Starting at the line that contains "Give me the TikZ source for this diagram." and stopping at the line that contains "width=79,minimum height=93] (xa)", copy every line exactly, both ends included, without the pictures.
____________________
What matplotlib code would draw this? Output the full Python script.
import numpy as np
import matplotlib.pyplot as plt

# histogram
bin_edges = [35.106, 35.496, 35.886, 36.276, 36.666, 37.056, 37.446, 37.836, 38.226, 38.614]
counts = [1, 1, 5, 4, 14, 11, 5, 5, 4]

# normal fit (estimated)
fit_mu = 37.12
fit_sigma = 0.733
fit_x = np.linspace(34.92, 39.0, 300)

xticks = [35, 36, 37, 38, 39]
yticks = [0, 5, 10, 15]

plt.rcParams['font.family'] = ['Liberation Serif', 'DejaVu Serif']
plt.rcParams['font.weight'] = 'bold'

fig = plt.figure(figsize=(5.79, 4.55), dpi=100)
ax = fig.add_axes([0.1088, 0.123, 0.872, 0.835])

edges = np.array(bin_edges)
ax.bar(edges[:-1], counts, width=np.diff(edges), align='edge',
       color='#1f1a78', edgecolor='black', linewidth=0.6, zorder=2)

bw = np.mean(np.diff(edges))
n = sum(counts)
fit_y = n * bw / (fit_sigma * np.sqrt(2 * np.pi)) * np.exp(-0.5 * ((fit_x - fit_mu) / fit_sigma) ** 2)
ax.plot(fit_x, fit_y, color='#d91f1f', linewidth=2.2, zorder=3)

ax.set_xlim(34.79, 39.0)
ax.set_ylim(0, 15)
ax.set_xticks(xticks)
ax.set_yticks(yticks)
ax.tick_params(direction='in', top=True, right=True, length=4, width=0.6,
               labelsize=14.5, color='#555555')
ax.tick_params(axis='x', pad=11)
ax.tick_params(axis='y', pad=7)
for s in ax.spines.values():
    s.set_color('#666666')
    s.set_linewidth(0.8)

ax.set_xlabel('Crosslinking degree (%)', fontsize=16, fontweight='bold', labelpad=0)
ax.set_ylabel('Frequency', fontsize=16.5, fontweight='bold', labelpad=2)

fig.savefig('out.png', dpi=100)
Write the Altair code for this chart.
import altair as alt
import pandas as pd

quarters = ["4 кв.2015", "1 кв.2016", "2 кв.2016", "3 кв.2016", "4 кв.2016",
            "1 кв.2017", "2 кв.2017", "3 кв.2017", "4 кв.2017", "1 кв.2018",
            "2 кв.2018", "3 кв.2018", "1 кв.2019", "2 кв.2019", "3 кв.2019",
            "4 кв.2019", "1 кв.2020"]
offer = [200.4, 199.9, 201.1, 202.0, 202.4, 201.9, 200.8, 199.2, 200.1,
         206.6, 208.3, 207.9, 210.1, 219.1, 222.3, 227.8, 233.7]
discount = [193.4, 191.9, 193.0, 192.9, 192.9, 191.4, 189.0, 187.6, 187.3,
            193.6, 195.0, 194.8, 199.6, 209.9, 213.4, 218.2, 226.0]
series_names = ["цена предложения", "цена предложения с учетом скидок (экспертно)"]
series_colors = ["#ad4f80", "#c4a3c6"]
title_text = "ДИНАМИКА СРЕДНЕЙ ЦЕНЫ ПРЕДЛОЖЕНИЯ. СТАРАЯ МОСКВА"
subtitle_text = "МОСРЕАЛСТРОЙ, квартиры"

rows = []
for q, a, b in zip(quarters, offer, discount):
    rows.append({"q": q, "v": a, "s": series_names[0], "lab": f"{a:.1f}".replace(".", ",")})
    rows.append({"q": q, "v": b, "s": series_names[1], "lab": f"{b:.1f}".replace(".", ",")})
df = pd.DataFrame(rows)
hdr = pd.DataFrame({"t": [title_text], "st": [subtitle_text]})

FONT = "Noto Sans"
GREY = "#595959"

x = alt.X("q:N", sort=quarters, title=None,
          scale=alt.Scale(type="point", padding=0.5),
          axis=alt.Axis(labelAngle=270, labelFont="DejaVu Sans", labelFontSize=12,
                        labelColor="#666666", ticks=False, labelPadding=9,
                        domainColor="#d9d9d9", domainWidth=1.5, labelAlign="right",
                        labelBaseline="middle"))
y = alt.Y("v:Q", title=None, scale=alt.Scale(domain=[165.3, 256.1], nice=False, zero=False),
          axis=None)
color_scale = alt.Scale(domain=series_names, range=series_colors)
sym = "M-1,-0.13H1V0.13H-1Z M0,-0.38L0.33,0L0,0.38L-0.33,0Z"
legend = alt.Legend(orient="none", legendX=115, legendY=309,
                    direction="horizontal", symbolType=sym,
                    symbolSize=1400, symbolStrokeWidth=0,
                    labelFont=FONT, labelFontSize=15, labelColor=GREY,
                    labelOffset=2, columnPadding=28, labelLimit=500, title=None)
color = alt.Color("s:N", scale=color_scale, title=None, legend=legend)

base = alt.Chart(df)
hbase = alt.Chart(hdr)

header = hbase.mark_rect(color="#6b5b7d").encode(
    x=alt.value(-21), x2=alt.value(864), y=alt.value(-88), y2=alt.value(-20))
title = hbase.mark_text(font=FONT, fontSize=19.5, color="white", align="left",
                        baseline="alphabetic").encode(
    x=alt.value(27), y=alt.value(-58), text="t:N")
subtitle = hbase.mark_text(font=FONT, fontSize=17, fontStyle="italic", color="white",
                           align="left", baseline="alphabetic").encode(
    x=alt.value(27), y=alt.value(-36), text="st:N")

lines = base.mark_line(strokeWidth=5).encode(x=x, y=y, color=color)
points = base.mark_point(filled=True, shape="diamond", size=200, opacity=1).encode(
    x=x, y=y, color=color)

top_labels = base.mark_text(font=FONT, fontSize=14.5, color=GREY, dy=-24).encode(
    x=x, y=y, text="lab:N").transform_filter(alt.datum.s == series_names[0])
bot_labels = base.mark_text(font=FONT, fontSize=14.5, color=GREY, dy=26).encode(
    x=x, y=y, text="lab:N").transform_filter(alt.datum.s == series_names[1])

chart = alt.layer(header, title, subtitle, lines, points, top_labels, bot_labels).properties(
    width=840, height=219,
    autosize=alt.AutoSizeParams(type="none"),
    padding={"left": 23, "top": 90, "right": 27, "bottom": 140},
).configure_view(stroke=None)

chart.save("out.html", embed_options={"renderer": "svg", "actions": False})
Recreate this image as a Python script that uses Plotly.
____________________
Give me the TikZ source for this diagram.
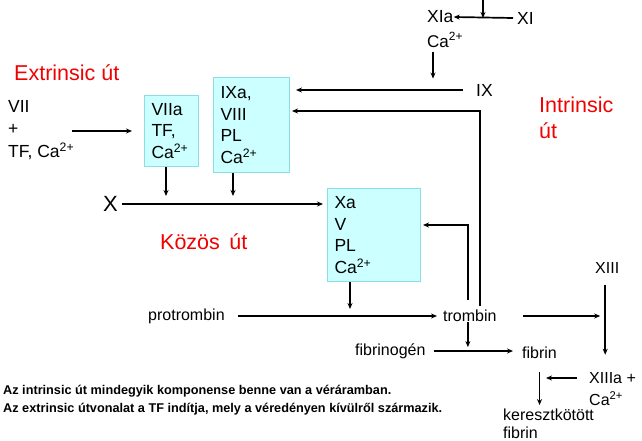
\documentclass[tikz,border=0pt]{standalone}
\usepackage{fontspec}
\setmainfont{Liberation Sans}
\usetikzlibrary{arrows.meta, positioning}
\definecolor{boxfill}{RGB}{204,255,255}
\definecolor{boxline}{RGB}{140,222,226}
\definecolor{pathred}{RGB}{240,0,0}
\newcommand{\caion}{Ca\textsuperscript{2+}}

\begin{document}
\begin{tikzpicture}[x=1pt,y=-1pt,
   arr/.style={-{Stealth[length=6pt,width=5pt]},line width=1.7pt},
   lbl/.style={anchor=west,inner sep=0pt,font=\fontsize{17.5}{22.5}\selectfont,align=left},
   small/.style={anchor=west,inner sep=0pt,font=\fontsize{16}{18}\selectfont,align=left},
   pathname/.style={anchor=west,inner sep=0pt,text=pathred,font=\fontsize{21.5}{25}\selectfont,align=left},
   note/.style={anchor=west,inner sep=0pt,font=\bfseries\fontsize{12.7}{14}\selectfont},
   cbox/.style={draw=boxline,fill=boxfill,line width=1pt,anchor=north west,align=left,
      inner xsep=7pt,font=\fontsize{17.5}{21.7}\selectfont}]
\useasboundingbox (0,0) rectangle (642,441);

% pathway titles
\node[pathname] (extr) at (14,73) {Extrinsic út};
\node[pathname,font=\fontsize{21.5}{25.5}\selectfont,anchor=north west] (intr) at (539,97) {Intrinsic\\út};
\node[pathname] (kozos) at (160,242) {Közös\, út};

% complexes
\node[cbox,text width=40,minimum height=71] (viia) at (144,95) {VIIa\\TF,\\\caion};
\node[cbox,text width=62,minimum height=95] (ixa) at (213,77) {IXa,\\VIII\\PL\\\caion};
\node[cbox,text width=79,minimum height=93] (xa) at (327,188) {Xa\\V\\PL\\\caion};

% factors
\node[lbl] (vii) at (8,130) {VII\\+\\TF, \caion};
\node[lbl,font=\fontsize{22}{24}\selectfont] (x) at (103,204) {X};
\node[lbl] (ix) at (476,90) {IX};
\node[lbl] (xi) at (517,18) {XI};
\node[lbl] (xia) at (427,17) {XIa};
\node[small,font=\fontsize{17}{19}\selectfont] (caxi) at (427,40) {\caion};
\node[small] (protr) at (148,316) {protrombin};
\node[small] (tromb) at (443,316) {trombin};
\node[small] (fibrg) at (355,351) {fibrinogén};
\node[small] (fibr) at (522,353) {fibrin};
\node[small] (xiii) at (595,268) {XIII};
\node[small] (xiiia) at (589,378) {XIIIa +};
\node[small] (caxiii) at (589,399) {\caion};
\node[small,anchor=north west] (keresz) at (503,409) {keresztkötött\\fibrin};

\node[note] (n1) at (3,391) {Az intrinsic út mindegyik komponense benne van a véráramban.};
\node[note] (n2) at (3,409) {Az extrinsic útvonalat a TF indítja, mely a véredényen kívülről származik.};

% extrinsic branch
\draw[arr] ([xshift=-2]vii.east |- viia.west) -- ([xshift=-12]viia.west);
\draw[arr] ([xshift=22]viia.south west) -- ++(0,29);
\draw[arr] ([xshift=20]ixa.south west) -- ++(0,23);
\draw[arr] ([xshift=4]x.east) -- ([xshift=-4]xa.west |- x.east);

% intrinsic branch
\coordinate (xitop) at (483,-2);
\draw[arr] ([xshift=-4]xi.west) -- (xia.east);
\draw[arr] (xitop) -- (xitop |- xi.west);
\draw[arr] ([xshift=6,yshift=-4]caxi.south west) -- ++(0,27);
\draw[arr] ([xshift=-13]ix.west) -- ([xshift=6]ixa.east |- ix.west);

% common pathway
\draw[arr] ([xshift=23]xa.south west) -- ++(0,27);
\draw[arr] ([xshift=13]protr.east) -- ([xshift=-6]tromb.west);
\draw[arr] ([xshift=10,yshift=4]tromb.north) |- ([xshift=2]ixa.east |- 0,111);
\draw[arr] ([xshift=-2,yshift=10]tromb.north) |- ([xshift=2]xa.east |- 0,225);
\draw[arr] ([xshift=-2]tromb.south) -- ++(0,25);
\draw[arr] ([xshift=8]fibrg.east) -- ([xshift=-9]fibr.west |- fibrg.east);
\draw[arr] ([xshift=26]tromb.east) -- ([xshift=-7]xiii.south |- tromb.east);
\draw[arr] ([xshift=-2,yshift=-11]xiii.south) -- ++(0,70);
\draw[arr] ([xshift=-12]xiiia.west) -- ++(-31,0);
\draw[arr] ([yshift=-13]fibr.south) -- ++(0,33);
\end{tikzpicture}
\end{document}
____________________
**Answer below**:
Give me the TikZ source for this diagram.
\documentclass[tikz,border=0pt]{standalone}
\usepackage{fontspec}
\setmainfont{Liberation Sans}
\usetikzlibrary{arrows.meta, positioning}
\definecolor{boxfill}{RGB}{204,255,255}
\definecolor{boxline}{RGB}{140,222,226}
\definecolor{pathred}{RGB}{240,0,0}
\newcommand{\caion}{Ca\textsuperscript{2+}}

\begin{document}
\begin{tikzpicture}[x=1pt,y=-1pt,
   arr/.style={-{Stealth[length=6pt,width=5pt]},line width=1.7pt},
   lbl/.style={anchor=west,inner sep=0pt,font=\fontsize{17.5}{22.5}\selectfont,align=left},
   small/.style={anchor=west,inner sep=0pt,font=\fontsize{16}{18}\selectfont,align=left},
   pathname/.style={anchor=west,inner sep=0pt,text=pathred,font=\fontsize{21.5}{25}\selectfont,align=left},
   note/.style={anchor=west,inner sep=0pt,font=\bfseries\fontsize{12.7}{14}\selectfont},
   cbox/.style={draw=boxline,fill=boxfill,line width=1pt,anchor=north west,align=left,
      inner xsep=7pt,font=\fontsize{17.5}{21.7}\selectfont}]
\useasboundingbox (0,0) rectangle (642,441);

% pathway titles
\node[pathname] (extr) at (14,73) {Extrinsic út};
\node[pathname,font=\fontsize{21.5}{25.5}\selectfont,anchor=north west] (intr) at (539,97) {Intrinsic\\út};
\node[pathname] (kozos) at (160,242) {Közös\, út};

% complexes
\node[cbox,text width=40,minimum height=71] (viia) at (144,95) {VIIa\\TF,\\\caion};
\node[cbox,text width=62,minimum height=95] (ixa) at (213,77) {IXa,\\VIII\\PL\\\caion};
\node[cbox,text width=79,minimum height=93] (xa) at (327,188) {Xa\\V\\PL\\\caion};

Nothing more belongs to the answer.